A dynamic EAIS characterised the mid-Miocene, with major variations in both volume and extent of terrestrial and marine ice sheets. While global climate remained warmer than present-day throughout, this interval was punctuated by an episode of unusual warmth within the Miocene Climatic Optimum (MCO, ∼17-15 Ma). The MCO is one of the warmest intervals since the onset of Antarctic glaciation, with CO2 concentrations of up to 840 ppm during peak warmth and coastal regions characterised by temperate vegetation and mean summer temperatures (MST) of up to ∼10°C. This warmth terminated with major cooling and ice expansion across the mid-Miocene Climate Transition (MMCT, ∼14.8-13.8 Ma).
A ∼50 m thick ice-cemented terrestrial glacial sequence was recovered in drill cores from the Friis Hills, McMurdo Dry Valleys in 2016. A chronostratigraphic framework for the cores based on magnetostratigraphy, 40Ar/39Ar isotopic ages, and limited biostratigraphic constraints, revealed 15 sedimentary cycles of the advance and retreat of a temperate alpine glacier system between ∼15.1-13.8 Ma.

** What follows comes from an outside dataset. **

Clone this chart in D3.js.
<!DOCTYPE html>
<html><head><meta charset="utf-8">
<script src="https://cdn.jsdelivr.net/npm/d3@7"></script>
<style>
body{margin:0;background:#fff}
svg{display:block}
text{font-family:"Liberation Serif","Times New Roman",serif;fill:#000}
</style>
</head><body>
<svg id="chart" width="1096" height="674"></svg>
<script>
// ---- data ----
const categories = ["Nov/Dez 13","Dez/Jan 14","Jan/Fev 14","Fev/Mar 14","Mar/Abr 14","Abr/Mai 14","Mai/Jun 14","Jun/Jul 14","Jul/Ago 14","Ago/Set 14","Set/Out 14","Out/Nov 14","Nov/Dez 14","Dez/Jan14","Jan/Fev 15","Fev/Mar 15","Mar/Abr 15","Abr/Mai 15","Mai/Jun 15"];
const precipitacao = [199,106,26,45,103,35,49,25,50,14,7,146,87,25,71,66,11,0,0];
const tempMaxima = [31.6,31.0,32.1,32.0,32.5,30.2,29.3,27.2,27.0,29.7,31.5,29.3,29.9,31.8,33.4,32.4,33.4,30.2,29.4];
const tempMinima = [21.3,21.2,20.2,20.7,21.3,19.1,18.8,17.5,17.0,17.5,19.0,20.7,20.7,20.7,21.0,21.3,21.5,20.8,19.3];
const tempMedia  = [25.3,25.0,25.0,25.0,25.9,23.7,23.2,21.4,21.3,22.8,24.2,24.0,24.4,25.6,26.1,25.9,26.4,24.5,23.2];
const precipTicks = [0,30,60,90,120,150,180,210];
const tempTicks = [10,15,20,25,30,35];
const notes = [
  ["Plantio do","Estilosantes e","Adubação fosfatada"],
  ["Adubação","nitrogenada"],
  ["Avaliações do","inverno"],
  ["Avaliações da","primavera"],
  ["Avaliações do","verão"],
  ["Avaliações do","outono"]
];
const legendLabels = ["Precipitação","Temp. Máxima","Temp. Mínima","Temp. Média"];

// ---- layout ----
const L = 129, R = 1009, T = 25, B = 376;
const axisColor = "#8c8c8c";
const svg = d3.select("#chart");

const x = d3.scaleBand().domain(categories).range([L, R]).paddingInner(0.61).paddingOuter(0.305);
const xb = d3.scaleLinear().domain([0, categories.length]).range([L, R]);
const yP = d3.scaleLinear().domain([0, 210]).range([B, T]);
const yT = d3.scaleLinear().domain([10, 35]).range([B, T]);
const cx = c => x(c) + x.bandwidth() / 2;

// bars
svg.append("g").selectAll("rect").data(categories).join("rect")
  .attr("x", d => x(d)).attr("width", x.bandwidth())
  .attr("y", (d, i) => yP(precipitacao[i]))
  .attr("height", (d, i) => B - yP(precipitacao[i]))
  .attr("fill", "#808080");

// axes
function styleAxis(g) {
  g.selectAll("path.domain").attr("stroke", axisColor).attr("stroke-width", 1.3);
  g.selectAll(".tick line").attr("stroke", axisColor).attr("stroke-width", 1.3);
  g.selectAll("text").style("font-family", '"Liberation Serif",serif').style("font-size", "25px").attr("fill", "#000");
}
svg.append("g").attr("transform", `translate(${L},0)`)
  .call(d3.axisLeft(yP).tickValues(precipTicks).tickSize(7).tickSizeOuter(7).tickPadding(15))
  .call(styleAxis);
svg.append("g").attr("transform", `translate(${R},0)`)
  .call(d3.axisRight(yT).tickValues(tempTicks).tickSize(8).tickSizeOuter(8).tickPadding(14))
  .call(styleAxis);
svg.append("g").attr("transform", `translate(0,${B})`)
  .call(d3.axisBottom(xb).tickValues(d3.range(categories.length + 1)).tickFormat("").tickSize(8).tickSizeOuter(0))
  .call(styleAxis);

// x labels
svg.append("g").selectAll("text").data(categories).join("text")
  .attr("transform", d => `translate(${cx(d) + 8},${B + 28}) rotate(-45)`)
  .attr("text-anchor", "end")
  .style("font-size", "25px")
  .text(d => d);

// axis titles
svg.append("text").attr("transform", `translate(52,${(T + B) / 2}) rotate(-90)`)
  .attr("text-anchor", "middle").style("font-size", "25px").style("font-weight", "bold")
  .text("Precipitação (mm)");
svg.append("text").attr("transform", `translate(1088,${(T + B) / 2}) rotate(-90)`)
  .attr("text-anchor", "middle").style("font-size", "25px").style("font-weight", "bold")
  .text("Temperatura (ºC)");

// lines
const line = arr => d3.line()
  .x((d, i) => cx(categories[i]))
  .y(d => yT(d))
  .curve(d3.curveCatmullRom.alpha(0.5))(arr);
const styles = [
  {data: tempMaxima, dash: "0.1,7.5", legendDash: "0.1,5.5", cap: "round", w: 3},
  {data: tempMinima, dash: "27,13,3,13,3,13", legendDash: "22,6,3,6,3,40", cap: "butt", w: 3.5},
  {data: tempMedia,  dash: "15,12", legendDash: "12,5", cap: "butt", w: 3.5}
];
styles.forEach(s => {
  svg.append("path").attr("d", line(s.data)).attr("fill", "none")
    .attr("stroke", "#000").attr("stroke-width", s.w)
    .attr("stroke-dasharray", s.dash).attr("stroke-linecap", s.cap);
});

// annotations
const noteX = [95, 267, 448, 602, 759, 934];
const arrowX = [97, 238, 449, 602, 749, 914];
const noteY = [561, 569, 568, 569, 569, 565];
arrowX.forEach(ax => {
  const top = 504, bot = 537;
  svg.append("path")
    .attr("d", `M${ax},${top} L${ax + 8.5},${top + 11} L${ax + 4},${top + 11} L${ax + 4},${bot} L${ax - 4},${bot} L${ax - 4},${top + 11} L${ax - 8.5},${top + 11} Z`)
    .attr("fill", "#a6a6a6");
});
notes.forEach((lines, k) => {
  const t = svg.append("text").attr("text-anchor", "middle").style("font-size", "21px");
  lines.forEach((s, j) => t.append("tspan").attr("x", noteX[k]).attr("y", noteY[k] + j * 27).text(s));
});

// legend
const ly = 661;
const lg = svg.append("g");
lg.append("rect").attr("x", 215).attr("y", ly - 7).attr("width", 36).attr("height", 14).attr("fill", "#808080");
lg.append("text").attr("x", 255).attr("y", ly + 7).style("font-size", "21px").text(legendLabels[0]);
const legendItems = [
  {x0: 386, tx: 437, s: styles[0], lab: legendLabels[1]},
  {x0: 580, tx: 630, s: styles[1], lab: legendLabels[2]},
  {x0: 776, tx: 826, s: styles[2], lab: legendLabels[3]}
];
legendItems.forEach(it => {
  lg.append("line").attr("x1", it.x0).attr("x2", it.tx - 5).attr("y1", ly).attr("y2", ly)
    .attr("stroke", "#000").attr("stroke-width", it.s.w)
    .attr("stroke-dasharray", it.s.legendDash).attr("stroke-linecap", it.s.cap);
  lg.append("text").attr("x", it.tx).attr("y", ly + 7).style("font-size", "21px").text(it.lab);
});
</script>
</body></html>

Each cycle consists of traction tills and moraines deposited during ice advance and intervening glacio-fluvial to glacio-lacustrine lithofacies deposited during ice retreat. This record highlights the influence of increasing glacial-interglacial variability across the MMCT, with till facies becoming progressively thicker, drier and of wider provenance post 14.4 Ma, while interglacial sediments remained similar to those that characterised the late-MCO, sustaining tundra vegetation and MSTs of 6-7°C.

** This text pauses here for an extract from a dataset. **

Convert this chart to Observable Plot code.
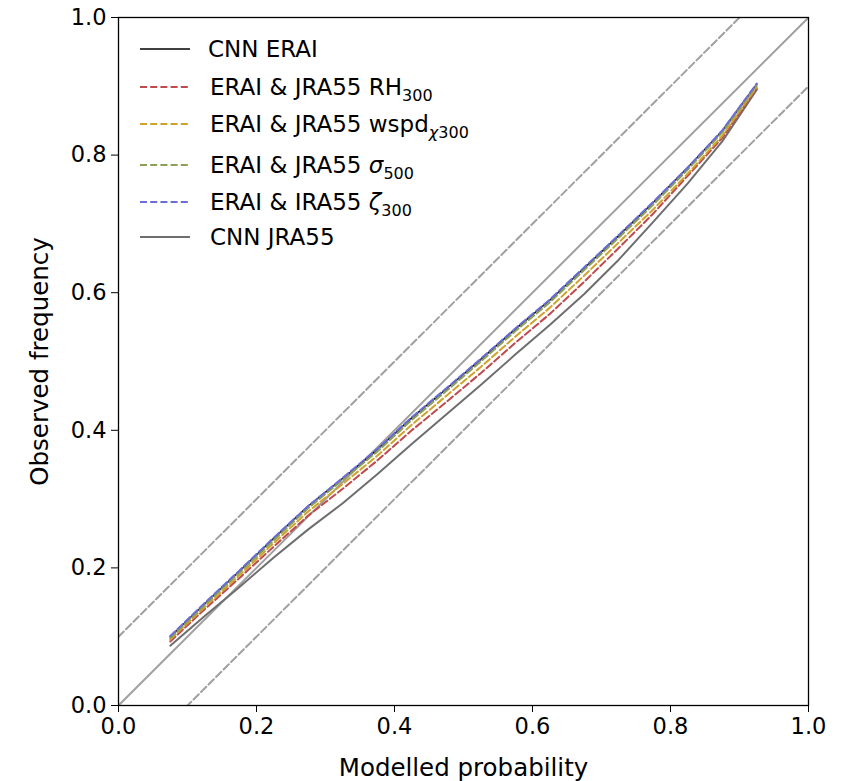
<!DOCTYPE html>
<html>
<head>
<meta charset="utf-8">
<script src="https://cdn.jsdelivr.net/npm/d3@7"></script>
<script src="https://cdn.jsdelivr.net/npm/@observablehq/plot@0.6"></script>
<style>
  html, body { margin: 0; padding: 0; background: #fff; }
  #wrap { position: relative; width: 841px; height: 781px; font-family: "DejaVu Sans", sans-serif; }
  .leg { position: absolute; left: 140px; display: flex; align-items: center; font-size: 23px; color: #000; white-space: nowrap; }
  .leg sub { font-size: 16px; vertical-align: -6px; line-height: 0; }
  .leg i { font-family: "DejaVu Sans", sans-serif; }
</style>
</head>
<body>
<div id="wrap"></div>
<script>
// Bin centres of modelled probability
const probBins = [0.075,0.125,0.175,0.225,0.275,0.325,0.375,0.425,0.475,0.525,0.575,0.625,0.675,0.725,0.775,0.825,0.875,0.925];
// Observed frequency per series
const cnnERAI   = [0.100,0.148,0.195,0.243,0.290,0.330,0.372,0.418,0.460,0.503,0.547,0.589,0.636,0.683,0.731,0.782,0.835,0.903];
const rh300     = [0.093,0.140,0.185,0.231,0.276,0.315,0.356,0.400,0.441,0.483,0.527,0.569,0.616,0.665,0.715,0.770,0.825,0.897];
const wspd300   = [0.096,0.143,0.189,0.236,0.282,0.322,0.363,0.408,0.450,0.492,0.536,0.578,0.625,0.673,0.721,0.773,0.828,0.899];
const sigma500  = [0.098,0.146,0.193,0.240,0.287,0.328,0.369,0.415,0.457,0.500,0.544,0.586,0.633,0.680,0.728,0.779,0.833,0.902];
const zeta300   = [0.101,0.149,0.196,0.244,0.290,0.331,0.373,0.419,0.461,0.504,0.548,0.590,0.637,0.684,0.732,0.782,0.836,0.904];
const cnnJRA55  = [0.087,0.130,0.172,0.215,0.256,0.294,0.336,0.380,0.423,0.466,0.510,0.553,0.598,0.648,0.703,0.759,0.820,0.895];
// Reference lines: perfect reliability and +/- 0.1 band
const refX = [0, 1];
const bandOffsets = [-0.1, 0.1];
const tickValues = [0, 0.2, 0.4, 0.6, 0.8, 1.0];

const series = [
  {key: "CNN ERAI", vals: cnnERAI, stroke: "#000000", width: 1.5, dash: null},
  {key: "RH300", vals: rh300, stroke: "#c0494e", width: 2, dash: "7,3.2"},
  {key: "wspd300", vals: wspd300, stroke: "#cfa22c", width: 2, dash: "7,3.2"},
  {key: "sigma500", vals: sigma500, stroke: "#8ca055", width: 2, dash: "7,3.2"},
  {key: "zeta300", vals: zeta300, stroke: "#6b6ed8", width: 2, dash: "7,3.2"}
];
const jraTable = probBins.map((p, i) => ({p, o: cnnJRA55[i]}));

const refTable = refX.map(x => ({x, y: x}));
const bandTables = bandOffsets.map(off => refX.map(x => ({x, y: x + off})));

const marks = [
  Plot.line(refTable, {x: "x", y: "y", stroke: "#a0a0a0", strokeWidth: 2, clip: true}),
  ...bandTables.map(t => Plot.line(t, {x: "x", y: "y", stroke: "#a0a0a0", strokeWidth: 2, strokeDasharray: "7.4,3.2", clip: true})),
  Plot.line(jraTable, {x: "p", y: "o", stroke: "#6e6e6e", strokeWidth: 2}),
  ...series.map(s => Plot.line(probBins.map((p, i) => ({p, o: s.vals[i]})), {
    x: "p", y: "o", stroke: s.stroke, strokeWidth: s.width, strokeDasharray: s.dash
  })),
  Plot.frame({stroke: "#000", strokeWidth: 1.3}),
  Plot.axisX({ticks: tickValues, tickFormat: d3.format(".1f"), tickSize: 7, tickPadding: 6, fontSize: 22.5,
    label: "Modelled probability", labelAnchor: "center", labelArrow: "none", labelOffset: 70}),
  Plot.axisY({ticks: tickValues, tickFormat: d3.format(".1f"), tickSize: 7, tickPadding: 5, fontSize: 22.5,
    label: "Observed frequency", labelAnchor: "center", labelArrow: "none", labelOffset: 88})
];

const chart = Plot.plot({
  width: 841, height: 781,
  marginLeft: 118, marginRight: 33, marginTop: 17, marginBottom: 76,
  x: {domain: [0, 1]},
  y: {domain: [0, 1]},
  style: {fontFamily: "DejaVu Sans, sans-serif", fontSize: "22.5px", color: "#000", background: "#fff", overflow: "visible"},
  marks
});
// enlarge axis titles slightly
d3.select(chart).selectAll('g[aria-label="x-axis label"], g[aria-label="y-axis label"]')
  .attr("font-size", null).style("font-size", "24.5px")
  .selectAll("text").attr("font-size", null).style("font-size", "24.5px");
const wrap = document.getElementById("wrap");
wrap.appendChild(chart);

// Legend (HTML overlay)
function sample(color, width, dash) {
  return `<svg width="50" height="10"><line x1="0" y1="5" x2="50" y2="5" stroke="${color}" stroke-width="${width}" ${dash ? `stroke-dasharray="${dash}"` : ""}/></svg>`;
}
const legendRows = [
  {top: 49, html: sample("#000", 1.5) + `<span>CNN ERAI</span>`, pad: 0},
  {top: 87, html: sample("#c0494e", 2, "7,3.2") + `<span>ERAI &amp; JRA55 RH<sub>300</sub></span>`, pad: 2},
  {top: 124, html: sample("#cfa22c", 2, "7,3.2") + `<span>ERAI &amp; JRA55 wspd<sub><i>χ</i>300</sub></span>`, pad: 2},
  {top: 165, html: sample("#8ca055", 2, "7,3.2") + `<span>ERAI &amp; JRA55 <i>σ</i><sub>500</sub></span>`, pad: 2},
  {top: 202, html: sample("#6b6ed8", 2, "7,3.2") + `<span>ERAI &amp; IRA55 <i>ζ</i><sub>300</sub></span>`, pad: 2},
  {top: 237, html: sample("#6e6e6e", 2) + `<span>CNN JRA55</span>`, pad: 2}
];
legendRows.forEach(r => {
  const d = document.createElement("div");
  d.className = "leg";
  d.style.top = (r.top - 14) + "px";
  d.style.height = "28px";
  d.innerHTML = r.html;
  d.querySelector("svg").style.marginRight = (18 + r.pad) + "px";
  wrap.appendChild(d);
});
</script>
</body>
</html>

An ensemble of model simulations were produced for a recently published mid-Miocene topography and a range of CO2 concentrations, Transantarctic Mountain (TAM) uplift scenarios, and glacial-interglacial orbits in order to better understand the mechanisms driving EAIS variability during the early to mid-Miocene. Sedimentological and palynological data for glacial-interglacial periods of the early to mid-Miocene provide the primary constraint on ice extent and temperature variability. Results of this model-data comparison were used to assess the likely boundary conditions for the MCO and MMCT, and inferred TAM elevations of 300-500 m lower than present-day, modelled CO2 concentrations up to 780 ppm during periods of peak warmth, and a transition to lower CO2 across the MMCT. The onset of marine-based ice advance across the continental shelf was inferred between 280-460 ppm modelled CO2, however, the persistence of a significantly retreated, thick EAIS under even the highest modelled CO2 concentrations is not consistent with proxy data constraints and implies a strong hysteresis effect in the model. The presence of localised tundra vegetation under low CO2 concentrations in the model supports the persistence of higher plants in coastal lowlands post-MMCT, following their extinction at higher elevations after ∼13.8 Ma.

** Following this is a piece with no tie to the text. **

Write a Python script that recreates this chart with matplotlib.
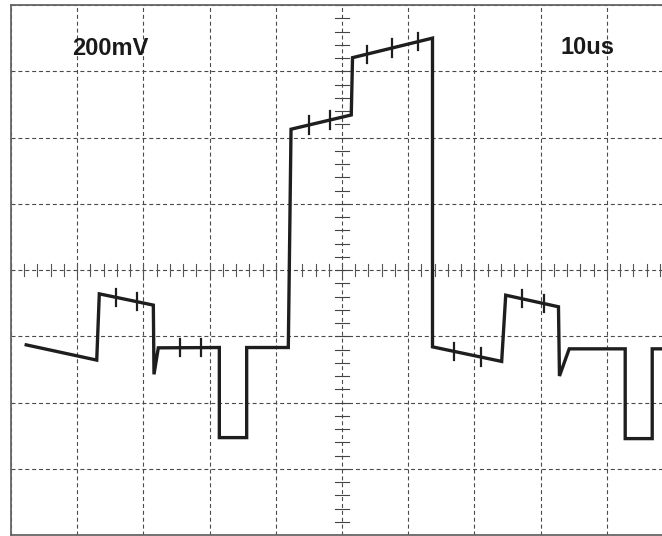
import matplotlib
matplotlib.use('Agg')
import matplotlib.pyplot as plt
import numpy as np

# scope settings: 200 mV/div, 10 us/div
t_us = [-47.7, -37.05, -36.66, -28.5, -28.4, -27.75, -18.53, -18.53, -14.4, -14.4,
        -8.11, -7.7, 1.4, 1.59, 13.67, 13.67, 24.12, 24.73, 32.7, 32.85,
        34.32, 42.78, 42.78, 46.86, 46.86, 52.0]
v_mV = [-226, -272, -72, -106, -315, -235, -234, -506, -506, -234,
        -234, 425, 468, 641, 700, -232, -276, -76, -111, -320,
        -238, -238, -509, -509, -238, -238]

# cursor marks along the trace
mark_t = [-34.18, -30.92, -24.47, -21.25, -5.03, -1.77, 3.78, 7.55, 11.48,
          16.87, 20.95, 27.15, 30.47]

fig = plt.figure(figsize=(6.62, 5.36), dpi=100)
ax = fig.add_axes([11/662, 1/536, 662/662, 530/536])
ax.set_xlim(-50, 50)
ax.set_ylim(-800, 800)

# graticule
ax.set_xticks(np.arange(-50, 51, 10))
ax.set_yticks(np.arange(-800, 801, 200))
ax.grid(True, color='#4a4a4a', lw=0.8, ls=(0, (3.6, 2.6)))
ax.tick_params(length=0, labelbottom=False, labelleft=False)
for s in ax.spines.values():
    s.set_color('#666666')
    s.set_linewidth(1.3)

# minor ticks on the centre lines
for x in np.arange(-50, 51, 2):
    ax.plot([x, x], [-18, 18], color='#555555', lw=0.8)
for y in np.arange(-800, 801, 40):
    ax.plot([-1.05, 1.05], [y, y], color='#444444', lw=0.8)

# trace
ax.plot(t_us, v_mV, color='#1e1e1e', lw=2.4, solid_joinstyle='miter')
mark_v = np.interp(mark_t, t_us, v_mV)
for x, y in zip(mark_t, mark_v):
    ax.plot([x, x], [y - 26, y + 26], color='#1e1e1e', lw=1.6)

ax.text(-40.8, 670, '200mV', fontsize=17, fontweight='bold',
        family='Liberation Sans', va='center', ha='left', color='#1a1a1a')
ax.text(33.0, 673, '10us', fontsize=17, fontweight='bold',
        family='Liberation Sans', va='center', ha='left', color='#1a1a1a')

fig.savefig('out.png', dpi=100)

Terrestrial, marine, and far-field records were reconciled to assess glacial-interglacial variability and evolution of the EAIS across the mid-Miocene. While 15 cycles were identified within the Friis Hills record, only 7.5 of these are well enough constrained by the age model to be correlated to climate cycles in the δ 18O record, spanning ∼160 ka of the late-MCO and inferring a terrestrial-terminating AIS responding to local insolation controlled by precession. This is consistent with eccentricity modulated precession control implied in other coastal Antarctic and far-field records during the MCO, but results presented here also support a two stepped climatic shift at ∼14.6 and ∼13.8 Ma during the MMCT. This stepwise shift in climatic cooling is attributed to declining CO2, with two boundaries in long-term atmospheric CO2 concentrations crossed during this time: (1) A shift to CO2 concentrations below 460 ppm in the model supported the growth of annual sea-ice and advance of small-scale marine-based ice into the Ross Sea. (2) At 13.8 Ma, a further decline in CO2 concentrations to below 280 ppm supported perennial sea-ice development, limiting the influence of warm, deep-water upwelling, resulting in large-scale marine-based ice advance, ultimately stabilising the AIS. This stepwise mid-Miocene cooling implies threshold behaviour of the AIS during a long-term 200-300 ppm general decline in CO2 proxy records.